The War Over the War in Iraq
1:39 PM, Mar 29, 2010 • By JAMIE FLY
Even though Iraqis turned out in droves to vote in parliamentary elections, and even though the Obama administration prepares to withdraw the last combat forces from Iraq this summer, opponents of the Iraq war amazingly continue to propagate the myth that the Bush administration led the country to war based on fabricated intelligence. Over at Politics Daily, Pete Wehner has written a detailed rebuttal of this argument as part of an exchange with David Corn.
As someone who spent several years during the second term of the Bush administration working to counter the proliferation of weapons of mass destruction and analyzing Iran’s nuclear weapons program, I have a sense of what those in office in 2003 were going through as they reviewed the intelligence community’s assessments about Iraq. These policymakers were reviewing fragmented intelligence, but the intelligence clearly pointed to one conclusion – Iraq possessing ongoing weapons of mass destruction programs. As Wehner points out, policymakers in the Bush White House were not alone in their belief that Saddam possessed chemical and biological weapons and harbored nuclear ambitions. Numerous foreign leaders, as well as leading Democrats, such as Al Gore, Ted Kennedy, and Hillary Clinton, reviewed the same intelligence and came to the same conclusions about Saddam’s activities.
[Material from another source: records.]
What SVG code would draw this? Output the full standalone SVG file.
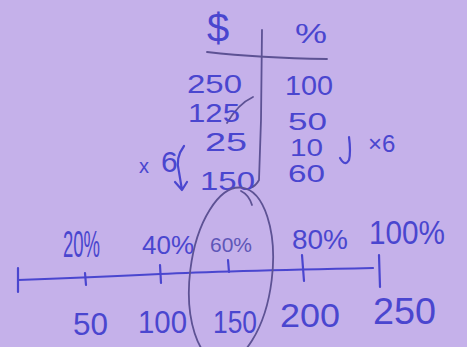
<svg xmlns="http://www.w3.org/2000/svg" width="467" height="347" viewBox="0 0 467 347">
<style>
.ink{font-family:"Liberation Sans","DejaVu Sans",sans-serif;fill:#4a46cf}
.pen{fill:none;stroke:#4a46cf;stroke-width:2.2;stroke-linecap:round;stroke-linejoin:round}
.pencil{fill:none;stroke:#5d5294;stroke-width:1.8;stroke-linecap:round}
.grey{fill:#5e56b8}
</style>
<rect width="467" height="347" fill="#c5b1ea"/>
<g id="table">
<path class="pencil" d="M207 52 Q260 58 327 59"/>
<path class="pencil" d="M262 30 L261 120 L259 180 Q256 186 250 188"/>
<path class="pencil" d="M227 123 Q238 104 253 97"/>
<text class="ink" x="207" y="42" font-size="40">$</text>
<text class="ink" x="295" y="43" font-size="28" textLength="32" lengthAdjust="spacingAndGlyphs">%</text>
<text class="ink" x="187" y="93" font-size="26" textLength="55" lengthAdjust="spacingAndGlyphs">250</text>
<text class="ink" x="285" y="95" font-size="28" textLength="48" lengthAdjust="spacingAndGlyphs">100</text>
<text class="ink" x="188" y="122" font-size="26" textLength="52" lengthAdjust="spacingAndGlyphs">125</text>
<text class="ink" x="288" y="130" font-size="23" textLength="39" lengthAdjust="spacingAndGlyphs">50</text>
<text class="ink" x="205" y="151" font-size="26" textLength="42" lengthAdjust="spacingAndGlyphs">25</text>
<text class="ink" x="290" y="156" font-size="23" textLength="33" lengthAdjust="spacingAndGlyphs">10</text>
<text class="ink" x="200" y="190" font-size="26" textLength="55" lengthAdjust="spacingAndGlyphs">150</text>
<text class="ink" x="288" y="182" font-size="23" textLength="37" lengthAdjust="spacingAndGlyphs">60</text>
</g>
<g id="multiply">
<text class="ink" x="139" y="173" font-size="20">x</text>
<text class="ink" x="161" y="172" font-size="30">6</text>
<path class="pen" d="M184 146 Q175 158 179 172 L182 190 M175 182 L182 190 L187 182"/>
<path class="pen" d="M349 137 Q351 152 349 160 Q345 167 340 158"/>
<text class="ink" x="368" y="152" font-size="24">×6</text>
</g>
<g id="numberline">
<path class="pen" d="M18 280 Q100 277 160 274 T373 268"/>
<path class="pen" d="M18 268 L18 292 M85 273 L86 285 M160 265 L161 283 M228 260 L229 272 M302 255 L304 281 M379 255 L380 287"/>
<text class="ink" x="63" y="257" font-size="36" textLength="37" lengthAdjust="spacingAndGlyphs">20%</text>
<text class="ink" x="142" y="254" font-size="26" textLength="52" lengthAdjust="spacingAndGlyphs">40%</text>
<text class="ink grey" x="210" y="252" font-size="21" textLength="42" lengthAdjust="spacingAndGlyphs">60%</text>
<text class="ink" x="292" y="249" font-size="28" textLength="56" lengthAdjust="spacingAndGlyphs">80%</text>
<text class="ink" x="369" y="244" font-size="34" textLength="76" lengthAdjust="spacingAndGlyphs">100%</text>
<text class="ink" x="73" y="335" font-size="32" textLength="35" lengthAdjust="spacingAndGlyphs">50</text>
<text class="ink" x="138" y="333" font-size="32" textLength="49" lengthAdjust="spacingAndGlyphs">100</text>
<text class="ink" x="213" y="333" font-size="32" textLength="44" lengthAdjust="spacingAndGlyphs">150</text>
<text class="ink" x="280" y="327" font-size="34" textLength="60" lengthAdjust="spacingAndGlyphs">200</text>
<text class="ink" x="373" y="324" font-size="36" textLength="63" lengthAdjust="spacingAndGlyphs">250</text>
<ellipse class="pencil" cx="231" cy="275" rx="41" ry="88" transform="rotate(7 231 275)"/>
<path class="pencil" d="M241 191 Q249 195 252 205"/>
</g>
</svg>
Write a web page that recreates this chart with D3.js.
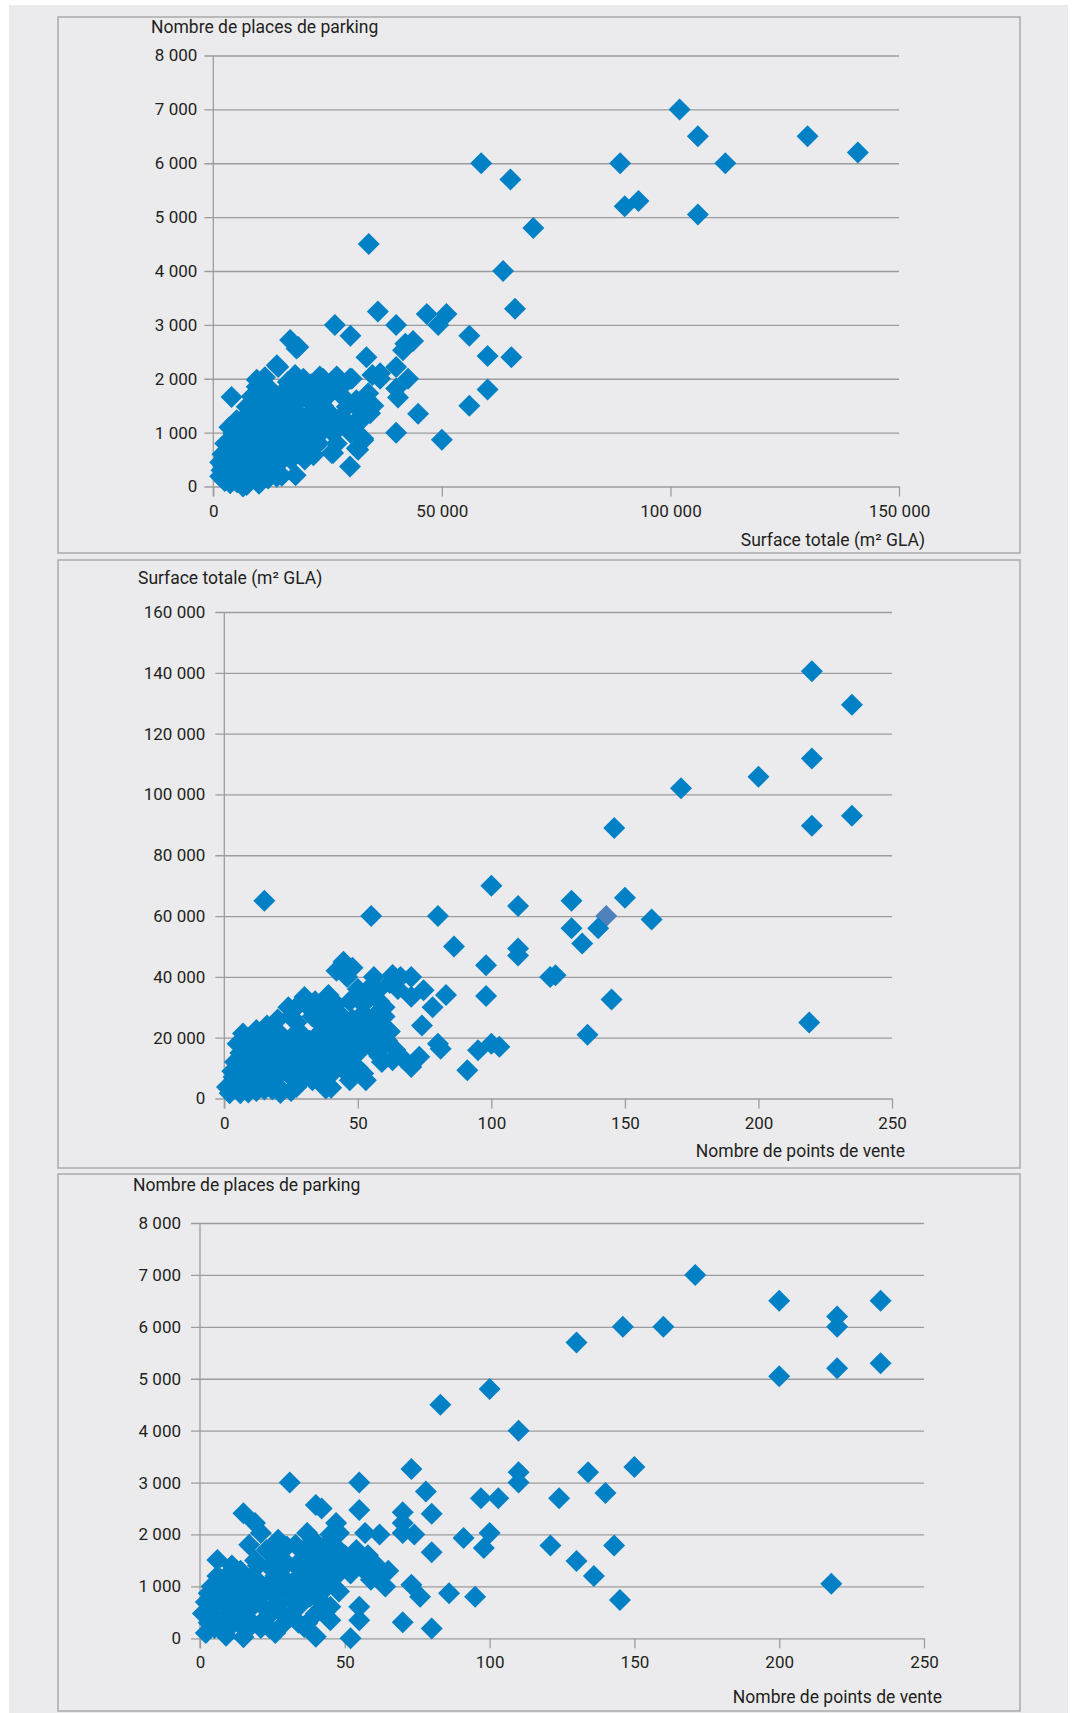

These conclusions were based in large part on the 2002 National Intelligence Estimate (NIE), which infamously concluded that, “We judge that Iraq has continued its weapons of mass destruction (WMD) programs in defiance of UN resolutions and restrictions. Baghdad has chemical and biological weapons as well as missiles with ranges in excess of UN restrictions; if left unchecked, it probably will have a nuclear weapon during this decade.” The NIE went on to reference an alternative view from the State Department intelligence office, but this office notoriously plays down the threats posed by states (such as Iraq) and it is not surprising that policymakers set aside their more cautious assessment given the preponderance of evidence on the other side.
Many of the leaks and charges of politicization of intelligence that occurred in the years following the invasion of Iraq came from a frustrated intelligence community that realized too late that some of its tradecraft was faulty, both in how intelligence was gathered and how intelligence was turned into analysis for policymakers. Unfortunately, despite the entire restructuring of the intelligence community and major changes at the CIA and other intelligence agencies, these problems have not been fully resolved. Most notably, the 2007 NIE on Iran’s nuclear program effectively neutered the Bush administration’s ability to garner international support for its efforts to pressure Iran.
Now, with rumors that a rewrite is under way that will revisit the 2007 NIE’s conclusion that Iran halted its nuclear weapons program in 2003, policymakers are once again forced to make difficult decisions based on uncertain information and an intelligence community that is often slow to admit mistakes. Beyond just setting the record straight, the Corn-Wehner exchange is worth reading because unless some real reforms of the intelligence community occur, there is a danger that we will find ourselves having the same debate in the years to come about the next colossal intelligence failure related to weapons of mass destruction.